Jonathan Creek: 502 “The Sinner and the Sandman” Review

Reviewed by Patrick Kavanagh-Sproull.
After last week’s disappointing opener, you would expect Jonathan Creek to pick up because, surely, nothing can be worse than The Letters of Septimus Noone, right? Wrong. The Sinner and the Sandman was shoddily written phooey that lacked what series five’s premiere had: a watchability factor. The Letters of Septimus Noone was only tolerable because it was entertaining, the mystery was even more unlikely and improbable than usual but still amiable fun and Creek’s one-off companion, Ridley was a particular highlight.

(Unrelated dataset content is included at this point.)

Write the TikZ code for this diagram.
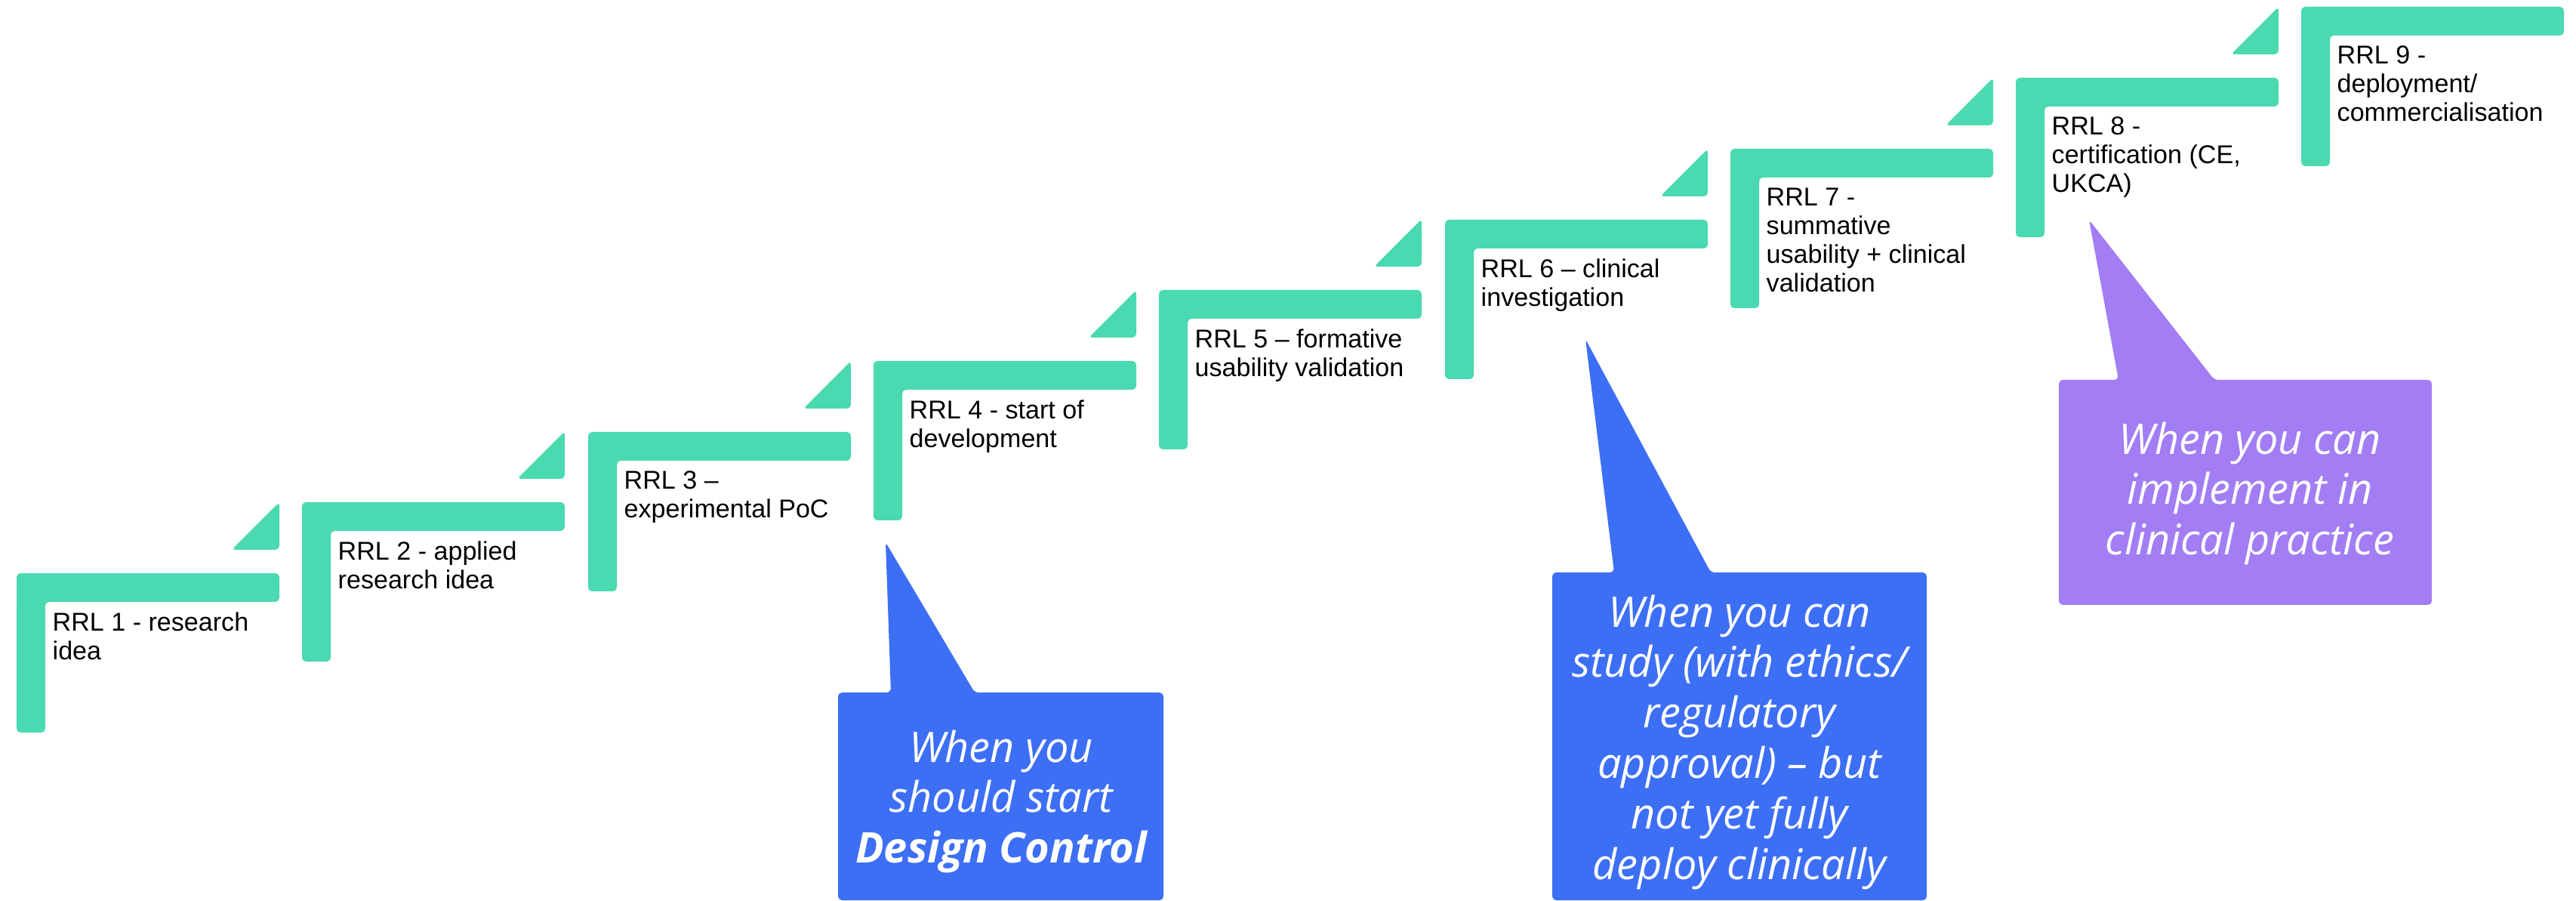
\documentclass[tikz,border=0pt]{standalone}
\usepackage{fontspec}
\setmainfont{Liberation Sans}
\newfontfamily\notefont{Open Sans}
\usepackage{tikz}
\definecolor{rrlgreen}{RGB}{74,217,177}
\definecolor{noteblue}{RGB}{61,111,245}
\definecolor{notepurple}{RGB}{162,125,243}

\begin{document}
\begin{tikzpicture}[
    stepbar/.style={fill=rrlgreen, rounded corners=1.5pt},
    steplabel/.style={anchor=north west, inner sep=0pt, align=left, font=\fontsize{9.7}{10.8}\selectfont},
    notebox/.style={rounded corners=1.5pt},
    notetext/.style={anchor=north, inner sep=0pt, align=center, text=white, font=\notefont\itshape\fontsize{15.9}{19}\selectfont}
]
    \useasboundingbox (0,0) rectangle (34.12,11.92);
    \fill[stepbar] (0.22,4.33) -- ++(3.48,0) -- ++(0,-0.38) -- ++(-3.10,0) -- ++(0,-1.73) -- ++(-0.38,0) -- cycle;
    \fill[stepbar] (4.00,5.27) -- ++(3.48,0) -- ++(0,-0.38) -- ++(-3.10,0) -- ++(0,-1.73) -- ++(-0.38,0) -- cycle;
    \fill[stepbar] (7.79,6.20) -- ++(3.48,0) -- ++(0,-0.38) -- ++(-3.10,0) -- ++(0,-1.73) -- ++(-0.38,0) -- cycle;
    \fill[stepbar] (11.57,7.14) -- ++(3.48,0) -- ++(0,-0.38) -- ++(-3.10,0) -- ++(0,-1.73) -- ++(-0.38,0) -- cycle;
    \fill[stepbar] (15.35,8.08) -- ++(3.48,0) -- ++(0,-0.38) -- ++(-3.10,0) -- ++(0,-1.73) -- ++(-0.38,0) -- cycle;
    \fill[stepbar] (19.14,9.01) -- ++(3.48,0) -- ++(0,-0.38) -- ++(-3.10,0) -- ++(0,-1.73) -- ++(-0.38,0) -- cycle;
    \fill[stepbar] (22.92,9.95) -- ++(3.48,0) -- ++(0,-0.38) -- ++(-3.10,0) -- ++(0,-1.73) -- ++(-0.38,0) -- cycle;
    \fill[stepbar] (26.70,10.89) -- ++(3.48,0) -- ++(0,-0.38) -- ++(-3.10,0) -- ++(0,-1.73) -- ++(-0.38,0) -- cycle;
    \fill[stepbar] (30.48,11.83) -- ++(3.48,0) -- ++(0,-0.38) -- ++(-3.10,0) -- ++(0,-1.73) -- ++(-0.38,0) -- cycle;
    \fill[stepbar] (3.70,4.64) -- ++(0,0.63) -- ++(-0.63,-0.63) -- cycle;
    \fill[stepbar] (7.48,5.58) -- ++(0,0.63) -- ++(-0.63,-0.63) -- cycle;
    \fill[stepbar] (11.27,6.51) -- ++(0,0.63) -- ++(-0.63,-0.63) -- cycle;
    \fill[stepbar] (15.05,7.45) -- ++(0,0.63) -- ++(-0.63,-0.63) -- cycle;
    \fill[stepbar] (18.83,8.39) -- ++(0,0.63) -- ++(-0.63,-0.63) -- cycle;
    \fill[stepbar] (22.62,9.32) -- ++(0,0.63) -- ++(-0.63,-0.63) -- cycle;
    \fill[stepbar] (26.40,10.26) -- ++(0,0.63) -- ++(-0.63,-0.63) -- cycle;
    \fill[stepbar] (30.18,11.20) -- ++(0,0.63) -- ++(-0.63,-0.63) -- cycle;
    \node[steplabel] (rrl1) at (0.69,3.82) {RRL 1 - research\\idea};
    \node[steplabel] (rrl2) at (4.47,4.76) {RRL 2 - applied\\research idea};
    \node[steplabel] (rrl3) at (8.26,5.69) {RRL 3 –\\experimental PoC};
    \node[steplabel] (rrl4) at (12.04,6.63) {RRL 4 - start of\\development};
    \node[steplabel] (rrl5) at (15.82,7.57) {RRL 5 – formative\\usability validation};
    \node[steplabel] (rrl6) at (19.61,8.50) {RRL 6 – clinical\\investigation};
    \node[steplabel] (rrl7) at (23.39,9.44) {RRL 7 -\\summative\\usability + clinical\\validation};
    \node[steplabel] (rrl8) at (27.17,10.38) {RRL 8 -\\certification (CE,\\UKCA)};
    \node[steplabel] (rrl9) at (30.95,11.32) {RRL 9 -\\deployment/\\commercialisation};
    \fill[noteblue, notebox] (11.10,0) -- (11.10,2.75) -- (11.80,2.75) -- (11.73,4.74) -- (12.91,2.75) -- (15.41,2.75) -- (15.41,0) -- cycle;
    \fill[noteblue, notebox] (20.56,0) -- (20.56,4.34) -- (21.38,4.34) -- (21.00,7.43) -- (22.66,4.34) -- (25.52,4.34) -- (25.52,0) -- cycle;
    \fill[notepurple, notebox] (27.27,3.91) -- (27.27,6.89) -- (28.06,6.89) -- (27.67,9.01) -- (29.33,6.89) -- (32.21,6.89) -- (32.21,3.91) -- cycle;
    \node[notetext] (note1) at (13.26,2.26) {When you\\should start\\{\bfseries Design Control}};
    \node[notetext] (note2) at (23.04,4.05) {When you can\\study (with ethics/\\regulatory\\approval) – but\\not yet fully\\deploy clinically};
    \node[notetext] (note3) at (29.80,6.34) {When you can\\implement in\\clinical practice};
\end{tikzpicture}
\end{document}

The Sinner and the Sandman was just dull with an equally dull mystery wrapped round it, punctuated by moments that were supposed to be funny. Series five is looking to be a sorry mess.
For starters, there was no properly engaging mystery. Eric Ipswitch’s unfeasible prediction had to share too much room with the soapy nonsense that Jonathan (Alan Davies trying his very hardest. Late last month he said he would play the former illusionist for ten more years if it was possible. Judging by this series, he won’t get another year, let alone ten) and Polly (Sarah Alexander is proving to be the only good thing about this series, with her intelligence and sensibility, harking back to the days of the great Caroline Quentin) and was deadened in the process. The resolution to his amazing clairvoyancy was underwhelming, too, and did nothing to save a mystery that was never interesting in the first place.
Regarding the subplot of Polly and Jonathan’s snoopy new town, I was intrigued as to how they would resolve The Hound of the Baskervilles-esque creature (another tip of the hat to Sherlock) and I’m sure I’m not the only one that was disappointed. I miss the locked room mysteries – not tales we, the audience, knew what happened in the end (ahem, The Letters of Septimus Noone) but I want an episode harking back to the days of Jack in the Box (a wonderful series one episode in which a veteran comedian is found locked in his own nuclear fallout bunker, the door sealed from the inside; do search it out) or The House of Monkeys when Jonathan Creek was truly in its prime. Right now, what writer David Renwick is offering up is just pure codswallop, it’s not even entertaining.
I’m becoming increasingly disillusioned with Renwick’s new direction of the show. The Easter Monday special last year, The Clue of the Savant’s Thumb wasn’t exactly terrible but it was definitely substandard and this fifth series has reaffirmed my fears Jonathan Creek is well and truly spiralling downwards – quickly. It’s a tragedy when once it was everyone’s completely ridiculous but good fun detective (well, sort-of) series and now it’s not even that; it’s descended into a curious soap opera with a mystery stapled onto the back of that.
Verdict: 3.5/10
I want Jonathan Creek to take a break, at least until David Renwick comes up with a story or two that’s reminscent of the show’s bygone days. Why he decided to shake things up after Sheridan Smith’s Joey departed is beyond me because, as they say; if it ain’t broke don’t fix it. Alan Davies and Sarah Alexander, more so, are what save this tedious hour from dropping down to a lower mark.